Nelle parole del figlio di Bissolotti non c’è alcuna volontà di accendere la polemica, ma di «fare chiarezza storica – afferma -. In quegli anni chi usava la forma interna si è sentito messo ai margini, ad andare per la maggiore era la forma esterna, che altro non fu che l’escamotage d’oltralpe per copiare i modelli cremonesi e della tradizione classica. Oggi entrambi i metodi hanno cittadinanza in bottega, la Cna comunque ha sempre sostenuto l’uso della forma interna. Usare la forma esterna non mette in dubbio l’artigianalità dello strumento, è semplicemente un modo di costruire che non si può considerare legato alla lezione dei grandi maestri cremonesi. Ora i problemi sono altri e riguardano l’accesso alla professione, la contraffazione, il mercato dei violini in bianco poi spacciati come artigianali. Non dobbiamo dividerci su una questione che risale a mezzo secolo fa e che ora ha trovato una sua definizione, ma fare fronte comune per difendere l’artigianalità dei nostri violini».
Alessandra Pedota osserva: «Io ho imparato a fare violini da Bissolotti, usando il metodo della forma interna – spiega -. La definizione delle modalità costruttive della scuola cremonese oggi, grazie alla comunità di liutai e all’Unesco, ha trovato una propria definizione condivisa. Non credo sia il caso di dividerci ancora su questo argomento. Anche perché legare la forma interna a Bissolotti e al maestro Morassi quella esterna rischia di strumentalizzare le figure dei due maestri, cui dobbiamo la rinascita della liuteria contemporanea con stili e modalità diverse. Non è giusto riaccendere le polemiche, credo che il lavoro dell’Unesco e del piano di salvaguardia aiuti a fare chiarezza, a indicare qual è il metodo cremonese, ma non deve giocare contro l’importanza di figure come Bissolotti e Morassi nella storia novecentesca della nostra liuteria. Ora abbiamo la consapevolezza di una prassi, ma oggi, nel XXI secolo e nel mercato globale in cui informazioni e saperi corrono, l’importante è tutelare l’artigianalità del nostro lavoro, tenere alta la qualità dei nostri del nostro saper fare per combattere la contraffazione e coloro che spacciano violini seriali come strumenti made in Cremona. Per questo la comunità dei liutai deve essere quanto mai unita».

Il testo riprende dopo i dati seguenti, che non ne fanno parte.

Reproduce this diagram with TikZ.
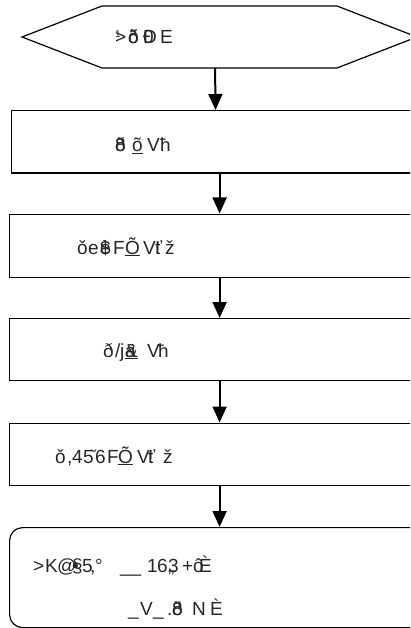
\documentclass[tikz,border=0pt]{standalone}
\usepackage{fontspec}
\setmainfont{Liberation Sans}
\usetikzlibrary{arrows.meta}
\newcommand{\gx}[2]{\makebox[#1pt][l]{#2}}
\begin{document}
\begin{tikzpicture}[x=1pt,y=-1pt,
  box/.style={draw,line width=1.2pt,inner sep=0pt,anchor=north west,minimum width=420pt},
  lbl/.style={anchor=base west,inner sep=0pt,font=\fontsize{19}{22}\selectfont,text=black!85},
  flow/.style={line width=2pt,-{Triangle[width=14pt,length=16pt]}}]
\useasboundingbox (0,0) rectangle (410,628);
\clip (0,0) rectangle (410,628);
% start hexagon
\draw[line width=1.2pt] (22,37) -- (102,6) -- (337,6) -- (417,37) -- (337,68) -- (102,68) -- cycle;
\coordinate (hexbot) at (215,68);
\node[lbl] (t0) at (115,44) {\gx{13}{\rlap{\raisebox{6pt}{\fontsize{10}{10}\selectfont 1}}>}\gx{15}{\rlap{õ}ð}\gx{17}{\rlap{Ð}0}E};
% boxes
\node[box,minimum width=408pt,minimum height=62.5pt] (b1) at (11,110) {};
\node[box,minimum height=63pt] (b2) at (9,213.5) {};
\node[box,minimum height=62pt] (b3) at (9,318) {};
\node[box,minimum height=62pt] (b4) at (9,422.5) {};
\node[box,minimum height=100pt,rounded corners=13pt] (b5) at (9,527) {};
% labels
\node[lbl] (t1) at (115,152) {\gx{17}{\rlap{ð}8}\gx{15}{\underline{õ}}\gx{13}{V}ħ};
\node[lbl] (t2) at (77,254) {\gx{11}{ǒ}\gx{12}{e}\gx{13}{\rlap{\$}è}\gx{12}{F}\gx{18}{\underline{Õ}}\gx{12}{V}\gx{10}{\rlap{!}ť}ž};
\node[lbl] (t3) at (103,357) {\gx{12}{ð}\gx{5}{/}\gx{5}{j}\gx{22}{\underline{\rlap{ä}\&}}\gx{11}{V}ħ};
\node[lbl] (t4) at (55,463) {\gx{12}{ǒ}\gx{5}{,}\gx{11}{4}\gx{12}{5̆}\gx{12}{6}\gx{11}{F}\gx{19}{\underline{Õ}}\gx{11}{V}\gx{15}{\rlap{!}ť}ž};
\node[lbl] (t5a) at (33,572) {\gx{12}{>}\gx{12}{K}\gx{15}{@}\gx{10}{\rlap{•}§}\gx{8}{5}\gx{5}{,}\gx{25}{°}\gx{27}{\_\_}\gx{10}{1}\gx{11}{6}\gx{14}{\rlap{„}3}\gx{11}{+}\rlap{ô}\hspace{6pt}È};
\node[lbl] (t5b) at (128,615) {\gx{12}{\_}\gx{13}{V}\gx{14}{\_}\gx{5}{.}\gx{20}{\rlap{8}ð}\gx{18}{N}È};
% connectors
\draw[flow] (hexbot) -- (b1.north);
\draw[flow] (b2.north |- b1.south) -- (b2.north);
\draw[flow] (b2.south) -- (b3.north);
\draw[flow] (b3.south) -- (b4.north);
\draw[flow] (b4.south) -- (b5.north);
\end{tikzpicture}
\end{document}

«Dopo 40 anni oggi si riconoscono le ragioni stilistiche, culturali e di creatività artigianale della forma interna. Che sia l’Unesco a farlo è meritorio e molto importante, anche se ora da difendere è soprattutto l’artigianalità del lavoro contro l’abusivismo e i violini di fabbrica spacciati per manufatti artigianali made in Cremona. Difendere il valore e la serietà del lavoro artigiano è sempre più urgente — afferma Wanna Zambelli, la prima liutaia italiana —. C’è in giro gente che arriva ormai a sostenere che non vi è differenza fra un violino fatto a mano e un violino fatto a macchina, tanto i musicisti non se ne accorgono! Non ho nulla contro le fabbriche di violini (servono anche violinetti per studenti), ma non difendere Cremona contro chi la vorrebbe trasformare in modo strisciante in una sorta di fabbrica seriale lo trovo criminale».
Orgogliosa della tradizione cremonese, Zambelli continua così: «Cremona ha nel mondo una grande tradizione liutaria classica e non la può umiliare con una produzione moderna di strumenti fatti in serie grazie all’assemblaggio di semilavorati industriali. Fra qualche anno il problema lo risolverà l’intelligenza artificiale: avremo violini ‘perfetti’ senza bisogno del liutaio, della sua sensibilità, della sua creatività, della sua cultura, della sua capacità di sentire e capire il legno, sempre diverso per provenienza, stagionatura e mille altre variabili. Cremona, a mio avviso, deve fare ogni sforzo per fermare questa deriva, per fermare la distruzione dell’artigianato liutario. In città ci sono ottimi liutai seri che costruiscono ottimi strumenti, non possiamo permettere che venga infangato, nell'immaginario collettivo, il loro lavoro».